Iceberg table properties

The CDP environment for querying tables from Hive overrides some Iceberg table properties. You learn which table properties are supported for querying tables from Impala.

Iceberg documentation describes all the properties for configuring tables. This documentation focuses on key properties for working with Iceberg tables in CDP.

Iceberg supports concurrent writes by default. You can tune Iceberg v2 table properties for concurrent writes. You set the following properties if you plan to have concurrent writers on Iceberg v2 tables:

  • commit.retry.min-wait-ms

  • commit.retry.num-retries

CDP supports adding the Parquet compression type using table properties. For more information, see Iceberg documentation about Compression Types.

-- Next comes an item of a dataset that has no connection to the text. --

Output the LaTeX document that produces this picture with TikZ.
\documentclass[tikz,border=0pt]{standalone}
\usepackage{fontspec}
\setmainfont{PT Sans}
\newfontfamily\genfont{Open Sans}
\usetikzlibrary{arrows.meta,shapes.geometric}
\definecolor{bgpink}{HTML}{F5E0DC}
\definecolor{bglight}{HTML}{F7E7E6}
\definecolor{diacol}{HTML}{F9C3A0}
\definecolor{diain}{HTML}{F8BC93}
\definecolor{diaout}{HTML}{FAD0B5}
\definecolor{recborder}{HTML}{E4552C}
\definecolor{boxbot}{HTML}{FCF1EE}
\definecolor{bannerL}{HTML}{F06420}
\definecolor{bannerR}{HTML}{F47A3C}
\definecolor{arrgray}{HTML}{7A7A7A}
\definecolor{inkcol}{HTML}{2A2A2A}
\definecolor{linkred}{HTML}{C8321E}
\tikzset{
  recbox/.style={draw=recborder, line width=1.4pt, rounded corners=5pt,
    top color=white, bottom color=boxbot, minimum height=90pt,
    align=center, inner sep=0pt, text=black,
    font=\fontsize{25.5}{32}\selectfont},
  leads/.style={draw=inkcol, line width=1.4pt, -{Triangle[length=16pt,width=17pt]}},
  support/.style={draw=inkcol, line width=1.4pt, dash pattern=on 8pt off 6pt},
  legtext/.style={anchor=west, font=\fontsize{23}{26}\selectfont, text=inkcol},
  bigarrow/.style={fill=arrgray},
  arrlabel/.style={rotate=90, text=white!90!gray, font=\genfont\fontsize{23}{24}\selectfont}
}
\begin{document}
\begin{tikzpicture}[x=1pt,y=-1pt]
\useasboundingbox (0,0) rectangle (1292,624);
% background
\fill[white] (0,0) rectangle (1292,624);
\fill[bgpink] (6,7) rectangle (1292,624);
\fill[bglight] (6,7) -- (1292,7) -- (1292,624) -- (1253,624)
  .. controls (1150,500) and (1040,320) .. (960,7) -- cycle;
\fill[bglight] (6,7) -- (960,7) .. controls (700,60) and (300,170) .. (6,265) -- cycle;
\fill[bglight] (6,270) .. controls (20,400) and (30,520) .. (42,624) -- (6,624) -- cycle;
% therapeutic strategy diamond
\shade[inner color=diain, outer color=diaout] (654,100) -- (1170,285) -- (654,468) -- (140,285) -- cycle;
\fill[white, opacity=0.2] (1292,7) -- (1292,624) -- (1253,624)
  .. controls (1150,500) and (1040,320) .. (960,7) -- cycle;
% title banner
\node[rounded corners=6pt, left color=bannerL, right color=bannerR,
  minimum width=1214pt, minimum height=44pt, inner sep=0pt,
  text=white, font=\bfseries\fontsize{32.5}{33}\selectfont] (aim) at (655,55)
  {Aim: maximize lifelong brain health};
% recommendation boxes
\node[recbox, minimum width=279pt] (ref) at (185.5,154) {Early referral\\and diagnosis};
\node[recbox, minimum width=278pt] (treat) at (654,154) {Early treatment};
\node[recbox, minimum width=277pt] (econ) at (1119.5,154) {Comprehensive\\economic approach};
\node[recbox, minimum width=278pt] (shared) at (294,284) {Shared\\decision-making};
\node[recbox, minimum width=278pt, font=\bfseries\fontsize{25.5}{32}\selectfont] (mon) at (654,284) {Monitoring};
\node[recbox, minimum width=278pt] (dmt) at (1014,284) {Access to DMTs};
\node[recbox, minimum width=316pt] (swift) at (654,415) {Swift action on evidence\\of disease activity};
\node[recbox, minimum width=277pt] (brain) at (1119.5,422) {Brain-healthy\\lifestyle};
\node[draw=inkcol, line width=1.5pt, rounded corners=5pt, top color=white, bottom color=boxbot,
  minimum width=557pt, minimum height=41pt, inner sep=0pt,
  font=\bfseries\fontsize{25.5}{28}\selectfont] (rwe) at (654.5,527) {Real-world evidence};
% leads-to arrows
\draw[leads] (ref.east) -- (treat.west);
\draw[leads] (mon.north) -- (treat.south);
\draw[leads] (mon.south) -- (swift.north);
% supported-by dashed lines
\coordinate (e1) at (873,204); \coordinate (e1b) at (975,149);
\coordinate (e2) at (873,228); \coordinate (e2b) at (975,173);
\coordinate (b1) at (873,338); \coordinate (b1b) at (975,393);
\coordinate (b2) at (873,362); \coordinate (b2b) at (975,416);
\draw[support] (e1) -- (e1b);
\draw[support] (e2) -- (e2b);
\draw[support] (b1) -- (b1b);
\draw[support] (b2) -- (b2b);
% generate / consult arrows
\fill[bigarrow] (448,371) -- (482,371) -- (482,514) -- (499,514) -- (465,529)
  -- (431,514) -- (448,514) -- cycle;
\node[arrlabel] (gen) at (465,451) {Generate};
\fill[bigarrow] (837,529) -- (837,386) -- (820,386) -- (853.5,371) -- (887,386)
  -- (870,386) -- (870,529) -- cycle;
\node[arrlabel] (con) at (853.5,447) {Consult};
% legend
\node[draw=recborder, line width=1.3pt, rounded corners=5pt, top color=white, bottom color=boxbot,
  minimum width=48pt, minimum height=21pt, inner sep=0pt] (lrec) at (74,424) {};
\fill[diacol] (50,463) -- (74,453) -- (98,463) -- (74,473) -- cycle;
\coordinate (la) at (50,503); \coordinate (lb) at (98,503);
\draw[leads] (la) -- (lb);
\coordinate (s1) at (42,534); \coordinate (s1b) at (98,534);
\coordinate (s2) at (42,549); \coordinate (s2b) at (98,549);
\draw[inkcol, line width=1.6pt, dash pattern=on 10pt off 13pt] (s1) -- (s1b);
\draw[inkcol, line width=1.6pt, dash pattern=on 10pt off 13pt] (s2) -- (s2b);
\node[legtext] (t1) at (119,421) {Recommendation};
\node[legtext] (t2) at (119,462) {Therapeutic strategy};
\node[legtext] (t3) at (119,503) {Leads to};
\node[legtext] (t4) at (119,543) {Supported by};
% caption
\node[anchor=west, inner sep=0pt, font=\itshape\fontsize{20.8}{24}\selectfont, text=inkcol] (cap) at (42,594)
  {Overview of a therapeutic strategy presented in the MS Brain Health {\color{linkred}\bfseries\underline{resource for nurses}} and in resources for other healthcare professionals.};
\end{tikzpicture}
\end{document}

You can use the Alter Table feature to set a property. From Hive, the following Iceberg table property overrides are in effect:
  • iceberg.mr.split.size overrides read.split.target-size.
  • read.split.open-file-cost is overridden.
You can tune Iceberg v2 table properties for concurrent writes. From Impala, the following subset of Iceberg table properties are supported:
  • history.expire.min-snapshots-to-keep

    Valid values: integers. Default = 1

  • write.format.default

    Valid value: Parquet

  • write.metadata.delete-after-commit.enabled

    Valid values: true or false.

  • write.metadata.previous-versions-max

    Valid values: integers. Default = 100.

  • write.parquet.compression-codec

    Valid values: GZIP, LZ4, NONE, SNAPPY (default value), ZSTD

  • write.parquet.compression-level

    Valid values: 1 - 22. Default = 3

  • write.parquet.row-group-size-bytes

    Valid values: 8388608 (or 8 MB) - 2146435072 (or 2047MB). Overiden by PARQUET_FILE_SIZE.

  • write.parquet.page-size-bytes

    Valid values: 65536 (or 64KB) - 1073741824 (or 1GB).

  • write.parquet.dict-size-bytes

    Valid values: 65536 (or 64KB) - 1073741824 (or 1GB)